As Stephen Collins said in his Irish Times article last weekend, many of the citizens killed during the Rising did not die for Ireland. For Dublin’s average citizen, the Rising was a disruption to their daily lives, something they hadn’t asked for and something they didn’t all support. They were simply unfortunate enough to live in the city. In comparison, those in the British Army joined because they wanted to do their part for Home Rule. Some even joined for the “justice of the cause,” expecting to fight the largely Protestant German Empire and regain independence for the smaller Catholic state of Belgium. Does that scenario sound familiar?

Infantry of the Royal Irish Rifles during the Battle of the Somme in World War I.

Infantry of the Royal Irish Rifles during the Battle of the Somme in World War I.

Setting aside my own family history and looking to other members of the British Army, the burst of patriotism at the start of WW1 sent many British men to the army also – men who were expecting to fight the Germans, not the Irish.

Our past relationship with England is intrinsically more complicated than a battle of good versus evil, which is what the negative reaction to a British Army commemoration sets it out it be. Our past and traditions are greatly intertwined with each other and it’s important to recognize that during the centenary.

Heather Humphreys, the Irish Minister for Arts, Heritage and the Gaeltacht, recently wrote a beautiful column for the Irish Times about the importance of inclusion in the 2016 centenary and sums it up simply and eloquently as a commemoration for all.
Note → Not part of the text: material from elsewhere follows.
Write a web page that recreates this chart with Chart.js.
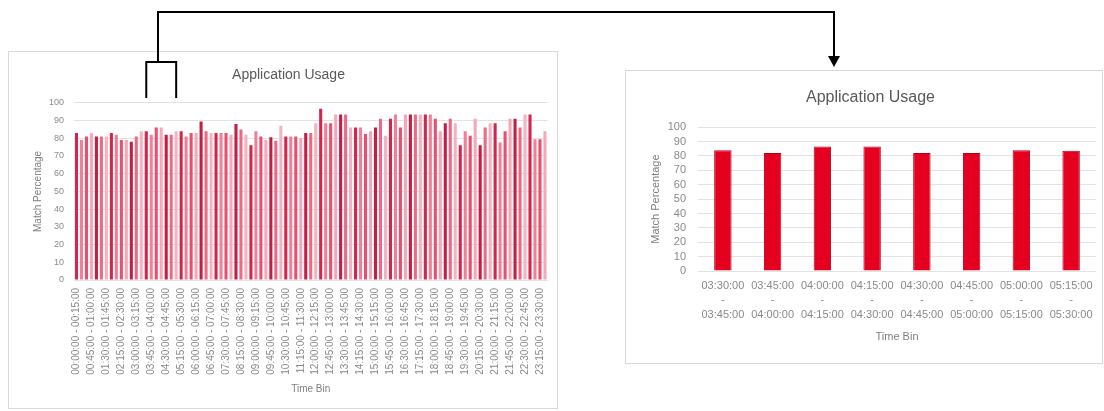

She said, “Given my background as a Protestant and an Ulsterwoman, who is a proud Irish republican, I appreciate the need to respect the differing traditions on this island.”

It’s time we all lived by Humphries words. If we want to truly show how Ireland has moved on from the past and is looking to the future as the progressive, accepting society I know it has the potential to be, then we should be able to remember all lives lost without having to feel ashamed.